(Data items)

+++++

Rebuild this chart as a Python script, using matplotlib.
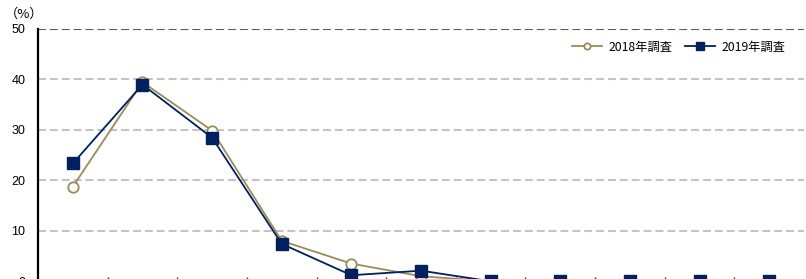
import matplotlib
matplotlib.use("Agg")
import matplotlib.pyplot as plt

plt.rcParams['font.family'] = ['Noto Sans CJK JP', 'DejaVu Sans']

categories = list(range(11))
series_2018 = [18.7, 39.4, 29.8, 8.0, 3.5, 1.0, 0, 0, 0, 0, 0]
series_2019 = [23.3, 38.9, 28.4, 7.4, 1.2, 2.1, 0, 0, 0, 0, 0]
label_2018 = "2018年調査"
label_2019 = "2019年調査"
y_ticks = [0, 10, 20, 30, 40, 50]

W, H = 806, 279
fig = plt.figure(figsize=(W / 100, H / 100), dpi=100)
left_px, right_px = 38, 804
top_px, zero_px = 28.5, 281.3
ax = fig.add_axes([left_px / W, (H - zero_px) / H,
                   (right_px - left_px) / W, (zero_px - top_px) / H])

x = list(range(len(categories)))
olive = "#9a8c5a"
navy = "#002060"

ax.plot(x, series_2018, color=olive, lw=1.3, marker='o', ms=7.5,
        mfc='white', mec=olive, mew=1.3, label=label_2018, zorder=3)
ax.plot(x, series_2019, color=navy, lw=1.3, marker='s', ms=8.5,
        mfc=navy, mec=navy, label=label_2019, zorder=4)

ax.set_xlim(-0.5, len(categories) - 0.5)
ax.set_ylim(0, 50)

for v in y_ticks[1:]:
    col = "#5a5a5a" if v == 50 else "#c4c4c4"
    ax.axhline(v, color=col, lw=1.5, linestyle=(0, (3.8, 1.9)), zorder=1)

for s in ['top', 'right']:
    ax.spines[s].set_visible(False)
ax.spines['left'].set_color('black')
ax.spines['left'].set_linewidth(1.6)
ax.spines['bottom'].set_color('black')

ax.set_yticks(y_ticks)
ax.set_yticklabels([str(v) for v in y_ticks], family=['Liberation Sans', 'DejaVu Sans'], fontsize=9)
ax.tick_params(axis='y', length=0, pad=9)
ax.set_xticks([i + 0.5 for i in x[:-1]])
ax.set_xticklabels([])
ax.tick_params(axis='x', direction='in', length=3, width=1, color='#404040')

fig.text(24 / W, 1 - 14 / H, "（%）", ha='center', va='center', fontsize=9.5)

leg = ax.legend(loc='center right', bbox_to_anchor=(792 / W, 1 - 47 / H),
                bbox_transform=fig.transFigure, ncol=2, frameon=False,
                fontsize=8.8, handlelength=2.4, handletextpad=0.6,
                columnspacing=1.0, borderpad=0, markerscale=0.6)

fig.savefig("out.png", dpi=100)
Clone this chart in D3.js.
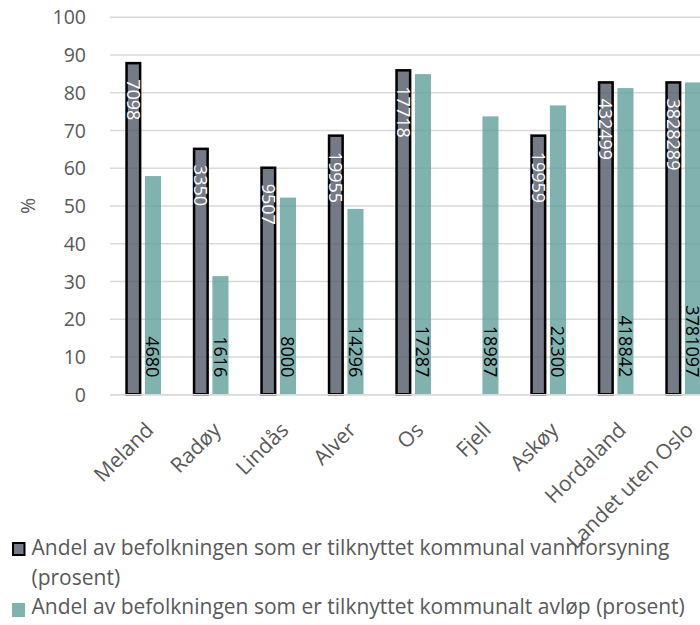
<!DOCTYPE html>
<html>
<head>
<meta charset="utf-8">
<script src="https://cdn.jsdelivr.net/npm/d3@7"></script>
<style>
  body { margin: 0; background: #fff; }
  text { font-family: "Open Sans", Lato, sans-serif; }
</style>
</head>
<body>
<div id="chart"></div>
<script>

let categories = ["Meland", "Radøy", "Lindås", "Alver", "Os", "Fjell", "Askøy", "Hordaland", "Landet uten Oslo"];
let vannforsyning = [87.7, 65.0, 60.0, 68.5, 85.8, null, 68.5, 82.6, 82.6];
let avlop = [57.8, 31.3, 52.1, 49.1, 84.8, 73.6, 76.5, 81.1, 82.6];
let vannLabels = ["7098", "3350", "9507", "19955", "17718", "", "19959", "432499", "3828289"];
let avlopLabels = ["4680", "1616", "8000", "14296", "17287", "18987", "22300", "418842", "3781097"];
let yTicks = [0, 10, 20, 30, 40, 50, 60, 70, 80, 90, 100];
let legendLabels = ["Andel av befolkningen som er tilknyttet kommunal vannforsyning", "(prosent)",
  "Andel av befolkningen som er tilknyttet kommunalt avløp (prosent)"];

let width = 700;
let height = 625;
let left = 110;
let step = 67.5;
let textColor = "#595959";

let chart = d3.select("#chart")
  .append("svg")
  .attr("width", width).attr("height", height);

let x0 = d3.scaleBand().domain(categories).range([left, left + step * categories.length]);
let x1 = d3.scaleBand().domain([0, 1]).range([15.3, 51]).paddingInner(0.18);
let y = d3.scaleLinear().domain([0, 100]).range([394.3, 16.7]);

// gridlines + tick labels
let yAxis = chart.append("g")
  .attr("transform", "translate(" + left + ",0)")
  .call(d3.axisLeft(y).tickValues(yTicks).tickSize(-620).tickPadding(24));
yAxis.select(".domain").remove();
yAxis.selectAll("line").attr("stroke", "#d9d9d9").attr("stroke-width", 1.5);
yAxis.selectAll("text")
  .attr("fill", textColor)
  .style("font-size", "19.5px")
  .attr("dy", "0.36em");

chart.append("text").text("%")
  .attr("transform", "translate(28,206) rotate(-90)")
  .attr("text-anchor", "middle")
  .attr("dy", "0.36em")
  .attr("fill", textColor)
  .style("font-size", "19.5px");

let bw = x1.bandwidth();
let idx = d3.range(categories.length);

// vannforsyning bars
chart.append("g").selectAll("rect")
  .data(idx.filter(i => vannforsyning[i] != null))
  .enter()
  .append("rect")
  .attr("x", i => x0(categories[i]) + x1(0) + 1.25)
  .attr("width", bw - 2.5)
  .attr("y", i => y(vannforsyning[i]))
  .attr("height", i => y(0) - y(vannforsyning[i]))
  .attr("fill", "#515968")
  .attr("fill-opacity", 0.8)
  .attr("stroke", "#000")
  .attr("stroke-width", 2.5);

// avløp bars
chart.append("g").selectAll("rect")
  .data(idx)
  .enter()
  .append("rect")
  .attr("x", i => x0(categories[i]) + x1(1))
  .attr("width", bw)
  .attr("y", i => y(avlop[i]))
  .attr("height", i => y(0) - y(avlop[i]))
  .attr("fill", "#60a09c")
  .attr("fill-opacity", 0.8);

// value labels
chart.append("g").selectAll("text")
  .data(idx.filter(i => vannforsyning[i] != null))
  .enter()
  .append("text")
  .text(i => vannLabels[i])
  .attr("transform", i => "translate(" + (x0(categories[i]) + x1(0) + bw / 2) + "," + (y(vannforsyning[i]) + 16) + ") rotate(90)")
  .attr("dy", "0.36em")
  .attr("fill", "#fff")
  .style("font-size", "18px");

chart.append("g").selectAll("text")
  .data(idx)
  .enter()
  .append("text")
  .text(i => avlopLabels[i])
  .attr("transform", i => "translate(" + (x0(categories[i]) + x1(1) + bw / 2) + "," + (y(0) - 17) + ") rotate(90)")
  .attr("text-anchor", "end")
  .attr("dy", "0.36em")
  .attr("fill", "#000")
  .style("font-size", "18px");

// category axis
let xAxis = chart.append("g")
  .attr("transform", "translate(0," + y(0) + ")")
  .call(d3.axisBottom(x0).tickSize(0).tickSizeOuter(0));
xAxis.select(".domain").attr("stroke", "#d9d9d9").attr("stroke-width", 1.5);
xAxis.selectAll("text")
  .attr("x", 0).attr("y", 0).attr("dy", 0)
  .attr("text-anchor", "end")
  .attr("transform", "translate(11,37) rotate(-45)")
  .attr("fill", textColor)
  .style("font-size", "21px");

// legend
let legend = chart.append("g");
legend.append("rect")
  .attr("x", 13).attr("y", 543).attr("width", 11.5).attr("height", 12)
  .attr("fill", "#515968").attr("fill-opacity", 0.8)
  .attr("stroke", "#000").attr("stroke-width", 2);
legend.append("rect")
  .attr("x", 12).attr("y", 603).attr("width", 13).attr("height", 14)
  .attr("fill", "#60a09c").attr("fill-opacity", 0.8);
legend.selectAll("text")
  .data(legendLabels)
  .enter()
  .append("text")
  .text(d => d)
  .attr("x", 31.5)
  .attr("y", (d, i) => [555, 584.5, 614][i])
  .attr("fill", textColor)
  .style("font-size", "21px");

</script>
</body>
</html>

+++++

Set problem »
Look through the material above. Copy each line where the word "script" appears.

Final answer »
Rebuild this chart as a Python script, using matplotlib.
<script src="https://cdn.jsdelivr.net/npm/d3@7"></script>
<script>
</script>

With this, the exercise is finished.